As had become a trademark of Stanley’s, during the promotion of Crazy Nights he would insist that it was one of the best records that KISS had ever produced. ‘The only way I can describe this album is by saying it’s a KISS record. That really says it all,’ he told critic Rick Evans. ‘Some bands like to put on one or two good songs, then just record a lot of filler tracks. We’ve always believed that the only way to make a record is to put on as many great tracks as possible. This time we actually recorded fifteen songs before deciding which would finally make it onto the album. That’s a very unusual way for us to work but since we had so many great songs it was the only way we could handle things.’

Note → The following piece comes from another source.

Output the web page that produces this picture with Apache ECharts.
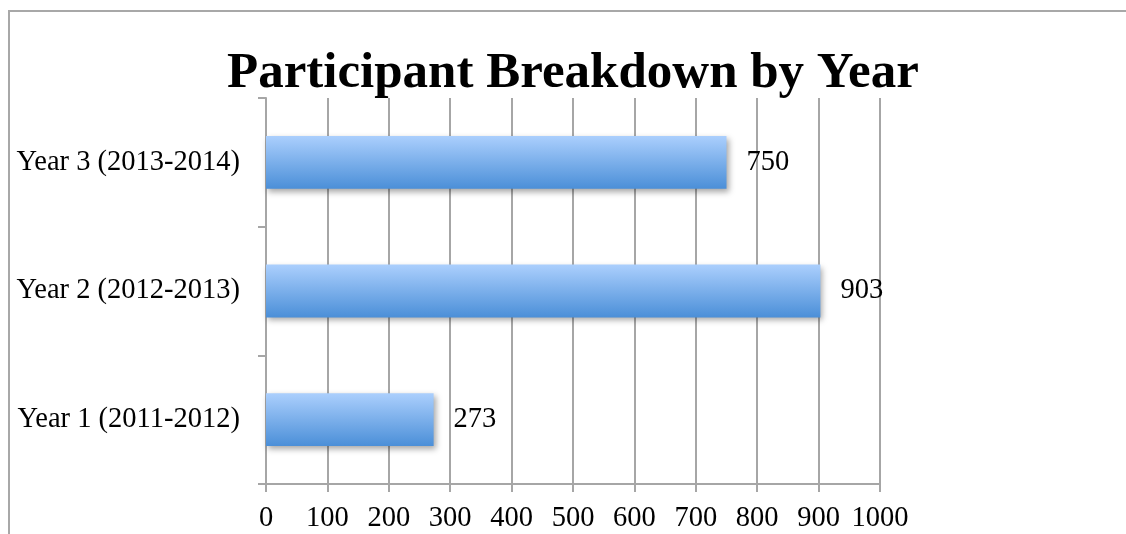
<!DOCTYPE html>
<html>
<head>
<meta charset="utf-8">
<script src="https://cdn.jsdelivr.net/npm/echarts@6/dist/echarts.min.js"></script>
<style>
  html, body { margin: 0; padding: 0; background: #fff; }
  #frame { position: absolute; left: 8px; top: 10px; right: 0; bottom: 0;
           border-left: 2px solid #a8a8a8; border-top: 2px solid #a8a8a8; }
  #chart { position: absolute; left: 0; top: 0; width: 1126px; height: 534px; }
</style>
</head>
<body>
<div id="frame"></div>
<div id="chart"></div>
<script>
// chart data
var categories = ['Year 1 (2011-2012)', 'Year 2 (2012-2013)', 'Year 3 (2013-2014)']
var participants = [273, 903, 750]
var xTicks = { min: 0, max: 1000, step: 100 }

var serif = 'Liberation Serif'
var gridColor = '#a6a6a6'

var myChart = echarts.init(document.getElementById('chart'), null, { renderer: 'canvas' })
var option = {
    animation: false,
    title: {
        text: 'Participant Breakdown by Year',
        left: 222,
        top: 43,
        textStyle: {
            fontFamily: serif,
            fontWeight: 'bold',
            fontSize: 51,
            color: '#000'
        }
    },
    grid: {
        left: 266,
        right: 246,
        top: 98,
        bottom: 50
    },
    xAxis: {
        type: 'value',
        min: xTicks.min,
        max: xTicks.max,
        interval: xTicks.step,
        axisLine: { show: true, lineStyle: { color: gridColor, width: 2 } },
        axisTick: { show: true, length: 8, lineStyle: { color: gridColor, width: 2 } },
        splitLine: { show: true, lineStyle: { color: gridColor, width: 2 } },
        axisLabel: {
            margin: 20,
            fontFamily: serif,
            fontSize: 28.5,
            color: '#000',
            formatter: function(v) { return String(v) }
        }
    },
    yAxis: {
        type: 'category',
        data: categories,
        axisLine: { show: true, lineStyle: { color: gridColor, width: 2 } },
        axisTick: { show: true, length: 8, lineStyle: { color: gridColor, width: 2 } },
        splitLine: { show: false },
        axisLabel: {
            margin: 26,
            fontFamily: serif,
            fontSize: 28.5,
            color: '#000'
        }
    },
    series: [
        {
            type: 'bar',
            data: participants,
            barWidth: '41%',
            itemStyle: {
                color: new echarts.graphic.LinearGradient(0, 0, 0, 1, [
                    { offset: 0, color: '#abcffd' },
                    { offset: 1, color: '#4b8fd8' }
                ]),
                shadowColor: 'rgba(0, 0, 0, 0.35)',
                shadowBlur: 6,
                shadowOffsetX: 2,
                shadowOffsetY: 3
            },
            label: {
                show: true,
                position: 'right',
                distance: 20,
                fontFamily: serif,
                fontSize: 28.5,
                color: '#000'
            }
        }
    ]
}
myChart.setOption(option)
</script>
</body>
</html>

The material and what it could have been was better than what it turned out to be
But as time passed by and its underwhelming successor Hot in the Shade soon followed in its wake KISS began to realise that they had lost touch with their hard rock roots and would attempt to course correct with 1992’s Revenge. Crazy Nights, however, was very much a product of its time, a pop rock album that would appeal to fans of Aerosmith‘s Permanent Vacation and Mötley Crüe‘s Girls, Girls, Girls. ‘I think it’s a better album than it wound up sounding,’ Stanley would later admit. ‘I think it’s a bit plastic-sounding. The material and what it could have been was better than what it turned out to be. It’s not an album I’m in any way ashamed of though.’
One criticism that has often been levelled at the album is the quality of its production, with the drums often sounding flat and even its heavier moments failing to translate well to the listener. Many rock albums of the era would suffer from the same flaws and Nevison has admitted that this was a mistake on his part. ‘I wasn’t happy with the final mix. But I wasn’t unhappy with it. I’m not happy with any mix that I’ve done. I think I could have made it a bit more powerful sounding,’ he admitted in 2012. ‘I have to say that I think as time goes on it will be more accepted and more liked because it has great songs. I think song-wise it really stands out as one of the best KISS albums.’
While Crazy Nights would provide KISS with their eighth platinum-selling studio album and would prove to be one of the most popular rock albums of the year, before long its production had felt dated and following the reinvention of KISS a few years later with the appropriately-titled Revenge, material from the record would soon be omitted from their live sets as the band desperately attempted to pretend that the album had never existed. ‘Crazy Nights was one of my least favourite records of any of the ones that we’ve done,’ Simmons confessed to authors David Leaf and Ken Sharp. ‘I thought we became a happy band although it sold a ton of records worldwide. If it was Paul, probably four stars; if it was me, two. ‘Let’s have a good time, I love you,’ makes me want to retch. I think the playing is okay and some of the songwriting is okay but it’s too much pop.’